STATED TASK: Search the material below for the string "matplotlib" and list each line that holds it.

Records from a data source
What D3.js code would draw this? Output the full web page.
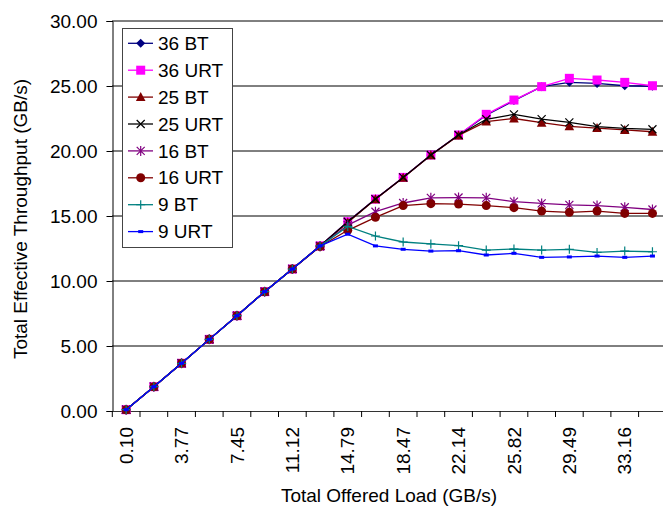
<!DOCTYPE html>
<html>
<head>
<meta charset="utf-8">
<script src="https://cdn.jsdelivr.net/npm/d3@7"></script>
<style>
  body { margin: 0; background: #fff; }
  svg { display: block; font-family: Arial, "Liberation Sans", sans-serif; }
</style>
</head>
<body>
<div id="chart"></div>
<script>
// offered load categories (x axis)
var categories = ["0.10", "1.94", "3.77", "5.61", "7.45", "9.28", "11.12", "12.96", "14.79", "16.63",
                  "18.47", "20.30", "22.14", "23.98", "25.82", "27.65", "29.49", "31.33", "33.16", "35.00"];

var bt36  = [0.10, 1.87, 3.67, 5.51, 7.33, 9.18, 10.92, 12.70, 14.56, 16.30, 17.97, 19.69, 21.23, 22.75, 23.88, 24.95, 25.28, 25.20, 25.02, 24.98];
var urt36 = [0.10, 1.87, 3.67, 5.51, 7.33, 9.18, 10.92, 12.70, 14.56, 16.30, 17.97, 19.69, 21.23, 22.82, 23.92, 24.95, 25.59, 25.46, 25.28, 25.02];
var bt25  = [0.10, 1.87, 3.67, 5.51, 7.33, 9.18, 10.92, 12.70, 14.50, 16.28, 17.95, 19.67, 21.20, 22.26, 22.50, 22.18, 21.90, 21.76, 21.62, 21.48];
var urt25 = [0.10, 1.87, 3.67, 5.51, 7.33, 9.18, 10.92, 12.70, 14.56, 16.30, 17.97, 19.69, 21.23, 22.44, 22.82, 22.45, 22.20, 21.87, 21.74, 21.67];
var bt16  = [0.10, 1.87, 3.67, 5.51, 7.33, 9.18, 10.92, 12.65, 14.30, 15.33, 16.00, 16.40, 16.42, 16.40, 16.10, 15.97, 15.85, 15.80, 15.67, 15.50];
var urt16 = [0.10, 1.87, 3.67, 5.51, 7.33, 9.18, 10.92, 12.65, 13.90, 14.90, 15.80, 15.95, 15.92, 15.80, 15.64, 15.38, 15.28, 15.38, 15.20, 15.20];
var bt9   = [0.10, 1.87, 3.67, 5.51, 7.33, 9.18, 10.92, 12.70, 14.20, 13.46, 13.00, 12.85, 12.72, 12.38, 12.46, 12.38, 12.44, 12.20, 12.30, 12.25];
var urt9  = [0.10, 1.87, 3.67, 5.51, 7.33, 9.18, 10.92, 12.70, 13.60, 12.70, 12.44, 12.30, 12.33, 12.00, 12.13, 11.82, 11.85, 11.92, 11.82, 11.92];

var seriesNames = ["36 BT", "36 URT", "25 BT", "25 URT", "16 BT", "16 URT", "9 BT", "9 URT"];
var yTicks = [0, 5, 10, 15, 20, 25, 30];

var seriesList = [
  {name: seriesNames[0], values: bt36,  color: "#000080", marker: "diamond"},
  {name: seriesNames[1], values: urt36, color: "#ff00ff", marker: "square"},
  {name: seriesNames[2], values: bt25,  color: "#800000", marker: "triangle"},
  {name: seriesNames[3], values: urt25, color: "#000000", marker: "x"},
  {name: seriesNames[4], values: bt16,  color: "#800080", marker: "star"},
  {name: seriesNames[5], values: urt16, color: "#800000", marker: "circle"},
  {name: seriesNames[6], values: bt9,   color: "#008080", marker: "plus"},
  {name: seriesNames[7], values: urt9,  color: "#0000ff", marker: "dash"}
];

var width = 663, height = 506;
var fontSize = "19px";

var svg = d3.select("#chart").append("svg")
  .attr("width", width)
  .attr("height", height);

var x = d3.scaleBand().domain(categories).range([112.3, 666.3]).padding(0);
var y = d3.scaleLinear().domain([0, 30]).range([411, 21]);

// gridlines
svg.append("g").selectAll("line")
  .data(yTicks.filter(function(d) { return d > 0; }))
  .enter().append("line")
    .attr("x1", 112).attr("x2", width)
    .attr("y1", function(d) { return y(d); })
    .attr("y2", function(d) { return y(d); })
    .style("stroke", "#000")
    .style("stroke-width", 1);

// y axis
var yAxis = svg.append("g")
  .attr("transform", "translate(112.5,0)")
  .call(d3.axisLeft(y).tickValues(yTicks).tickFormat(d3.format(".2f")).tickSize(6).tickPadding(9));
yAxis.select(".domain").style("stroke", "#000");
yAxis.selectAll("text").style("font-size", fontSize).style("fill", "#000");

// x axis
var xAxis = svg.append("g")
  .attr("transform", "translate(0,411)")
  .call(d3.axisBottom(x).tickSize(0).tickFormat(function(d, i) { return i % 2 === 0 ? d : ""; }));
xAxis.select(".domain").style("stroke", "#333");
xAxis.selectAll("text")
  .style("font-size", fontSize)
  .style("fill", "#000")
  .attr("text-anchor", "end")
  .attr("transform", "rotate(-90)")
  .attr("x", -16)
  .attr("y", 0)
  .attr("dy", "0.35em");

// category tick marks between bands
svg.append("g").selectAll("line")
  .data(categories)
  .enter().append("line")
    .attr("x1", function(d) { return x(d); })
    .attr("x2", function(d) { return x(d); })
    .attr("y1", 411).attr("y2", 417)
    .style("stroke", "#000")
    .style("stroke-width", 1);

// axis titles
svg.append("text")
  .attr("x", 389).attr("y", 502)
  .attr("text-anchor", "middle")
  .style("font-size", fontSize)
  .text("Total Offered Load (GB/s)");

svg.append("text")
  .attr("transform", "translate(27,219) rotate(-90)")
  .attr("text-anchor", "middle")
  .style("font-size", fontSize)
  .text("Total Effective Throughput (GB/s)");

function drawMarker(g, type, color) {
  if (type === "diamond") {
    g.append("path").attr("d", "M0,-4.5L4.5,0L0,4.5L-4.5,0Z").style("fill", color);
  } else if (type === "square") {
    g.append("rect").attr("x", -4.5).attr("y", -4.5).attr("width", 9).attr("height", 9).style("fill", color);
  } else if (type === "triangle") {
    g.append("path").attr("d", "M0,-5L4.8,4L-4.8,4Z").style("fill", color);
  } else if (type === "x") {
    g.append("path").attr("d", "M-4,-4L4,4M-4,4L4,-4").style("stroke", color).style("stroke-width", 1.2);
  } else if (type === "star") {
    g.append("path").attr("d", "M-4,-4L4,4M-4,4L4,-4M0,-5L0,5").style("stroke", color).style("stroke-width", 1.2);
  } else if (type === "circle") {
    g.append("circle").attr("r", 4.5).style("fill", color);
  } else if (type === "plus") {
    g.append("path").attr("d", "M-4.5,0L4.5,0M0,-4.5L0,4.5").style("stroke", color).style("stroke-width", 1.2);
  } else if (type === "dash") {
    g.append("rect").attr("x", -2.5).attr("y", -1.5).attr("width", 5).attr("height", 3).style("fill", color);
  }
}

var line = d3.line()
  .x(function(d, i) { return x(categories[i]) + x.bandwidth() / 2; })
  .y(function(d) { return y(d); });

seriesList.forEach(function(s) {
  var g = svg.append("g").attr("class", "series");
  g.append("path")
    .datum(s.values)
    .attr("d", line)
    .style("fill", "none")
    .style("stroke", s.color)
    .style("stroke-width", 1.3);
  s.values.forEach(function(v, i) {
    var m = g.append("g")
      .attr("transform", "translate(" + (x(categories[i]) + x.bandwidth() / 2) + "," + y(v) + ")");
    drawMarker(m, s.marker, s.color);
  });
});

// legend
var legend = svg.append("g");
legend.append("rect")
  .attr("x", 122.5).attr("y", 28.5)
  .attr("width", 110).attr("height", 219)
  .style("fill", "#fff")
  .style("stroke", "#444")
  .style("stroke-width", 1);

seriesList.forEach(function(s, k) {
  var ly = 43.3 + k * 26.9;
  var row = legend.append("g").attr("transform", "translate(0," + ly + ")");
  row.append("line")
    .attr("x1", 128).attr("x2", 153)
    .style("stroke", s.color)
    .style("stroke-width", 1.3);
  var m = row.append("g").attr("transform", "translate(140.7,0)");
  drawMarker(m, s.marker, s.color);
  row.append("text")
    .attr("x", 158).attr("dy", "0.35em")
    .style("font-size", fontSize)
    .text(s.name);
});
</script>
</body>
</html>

...

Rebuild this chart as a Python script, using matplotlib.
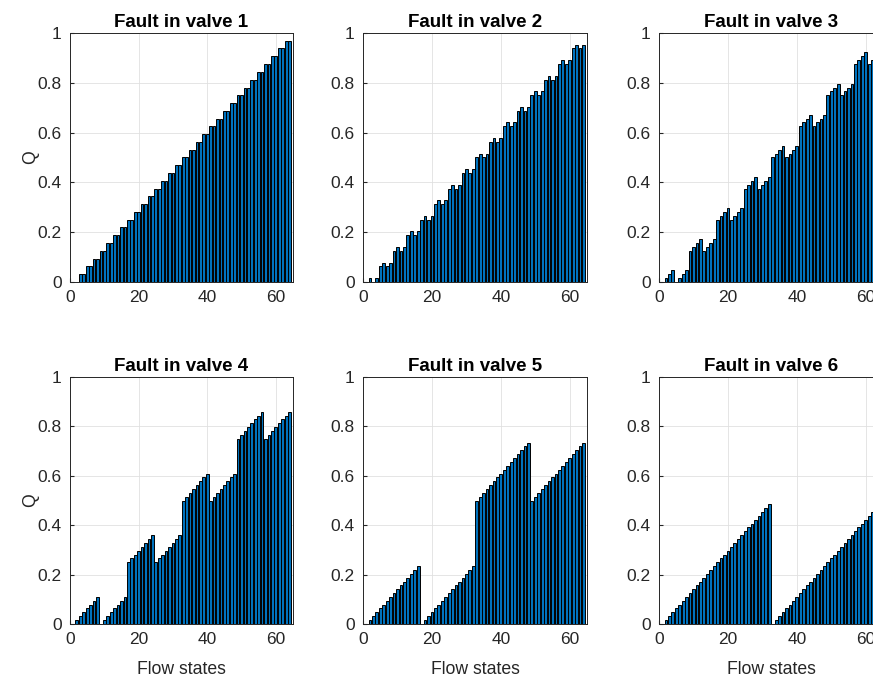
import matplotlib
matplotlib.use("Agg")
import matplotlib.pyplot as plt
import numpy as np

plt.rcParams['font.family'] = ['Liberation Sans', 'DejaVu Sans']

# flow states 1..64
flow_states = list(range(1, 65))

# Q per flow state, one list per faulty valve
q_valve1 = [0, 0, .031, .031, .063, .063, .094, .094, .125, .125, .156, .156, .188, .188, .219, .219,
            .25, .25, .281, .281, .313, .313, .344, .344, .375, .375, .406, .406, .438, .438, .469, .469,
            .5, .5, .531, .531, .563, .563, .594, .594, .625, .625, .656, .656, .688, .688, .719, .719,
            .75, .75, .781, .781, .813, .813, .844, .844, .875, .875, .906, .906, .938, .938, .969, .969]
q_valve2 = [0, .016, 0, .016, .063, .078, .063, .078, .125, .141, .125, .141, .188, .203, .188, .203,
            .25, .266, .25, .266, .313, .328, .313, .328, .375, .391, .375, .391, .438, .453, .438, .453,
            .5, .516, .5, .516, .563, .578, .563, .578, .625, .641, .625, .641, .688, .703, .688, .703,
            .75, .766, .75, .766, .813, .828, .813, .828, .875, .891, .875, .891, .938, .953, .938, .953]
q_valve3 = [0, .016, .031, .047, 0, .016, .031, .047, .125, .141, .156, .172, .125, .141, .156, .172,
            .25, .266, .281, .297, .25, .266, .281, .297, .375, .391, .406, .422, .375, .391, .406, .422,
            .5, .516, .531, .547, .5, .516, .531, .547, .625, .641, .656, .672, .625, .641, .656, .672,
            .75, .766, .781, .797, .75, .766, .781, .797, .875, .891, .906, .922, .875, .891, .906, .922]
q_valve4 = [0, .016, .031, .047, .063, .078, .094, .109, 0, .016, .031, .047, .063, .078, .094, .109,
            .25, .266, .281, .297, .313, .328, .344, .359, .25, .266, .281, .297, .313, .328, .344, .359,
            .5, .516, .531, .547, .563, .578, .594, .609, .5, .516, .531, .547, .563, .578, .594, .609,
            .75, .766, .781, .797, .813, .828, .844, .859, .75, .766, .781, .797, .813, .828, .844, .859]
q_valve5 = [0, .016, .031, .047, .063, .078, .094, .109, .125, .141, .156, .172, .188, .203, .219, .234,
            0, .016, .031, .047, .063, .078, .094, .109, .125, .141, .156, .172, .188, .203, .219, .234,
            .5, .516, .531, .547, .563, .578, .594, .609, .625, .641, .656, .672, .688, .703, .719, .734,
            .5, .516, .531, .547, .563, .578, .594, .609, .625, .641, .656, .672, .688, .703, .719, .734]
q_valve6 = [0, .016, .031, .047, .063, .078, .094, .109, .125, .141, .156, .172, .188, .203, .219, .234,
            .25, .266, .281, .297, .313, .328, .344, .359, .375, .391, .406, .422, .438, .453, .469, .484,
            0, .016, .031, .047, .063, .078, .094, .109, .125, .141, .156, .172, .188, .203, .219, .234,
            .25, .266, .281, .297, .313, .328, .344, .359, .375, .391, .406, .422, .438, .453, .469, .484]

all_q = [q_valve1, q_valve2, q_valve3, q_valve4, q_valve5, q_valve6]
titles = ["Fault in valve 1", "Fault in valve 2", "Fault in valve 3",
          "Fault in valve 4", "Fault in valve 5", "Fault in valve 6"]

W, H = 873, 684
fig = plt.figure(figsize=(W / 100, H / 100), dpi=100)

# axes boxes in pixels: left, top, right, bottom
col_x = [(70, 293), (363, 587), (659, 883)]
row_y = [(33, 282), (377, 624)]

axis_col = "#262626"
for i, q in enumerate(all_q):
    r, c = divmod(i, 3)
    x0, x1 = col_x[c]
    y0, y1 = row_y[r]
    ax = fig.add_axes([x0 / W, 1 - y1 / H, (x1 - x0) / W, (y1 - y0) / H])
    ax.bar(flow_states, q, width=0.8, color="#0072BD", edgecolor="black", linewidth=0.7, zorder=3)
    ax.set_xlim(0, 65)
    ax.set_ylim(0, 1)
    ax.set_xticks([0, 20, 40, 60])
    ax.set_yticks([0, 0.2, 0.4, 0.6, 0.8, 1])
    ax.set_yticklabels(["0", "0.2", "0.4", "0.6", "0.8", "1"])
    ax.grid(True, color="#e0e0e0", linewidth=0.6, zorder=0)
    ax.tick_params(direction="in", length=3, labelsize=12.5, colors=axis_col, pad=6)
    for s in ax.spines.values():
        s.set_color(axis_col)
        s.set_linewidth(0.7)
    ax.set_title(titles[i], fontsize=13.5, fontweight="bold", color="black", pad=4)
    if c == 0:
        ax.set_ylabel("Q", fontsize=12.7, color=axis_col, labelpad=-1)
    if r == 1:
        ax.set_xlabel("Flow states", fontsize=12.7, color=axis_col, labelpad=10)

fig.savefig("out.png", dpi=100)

SOLUTION TO THE EXERCISE:
Rebuild this chart as a Python script, using matplotlib.
import matplotlib
matplotlib.use("Agg")
import matplotlib.pyplot as plt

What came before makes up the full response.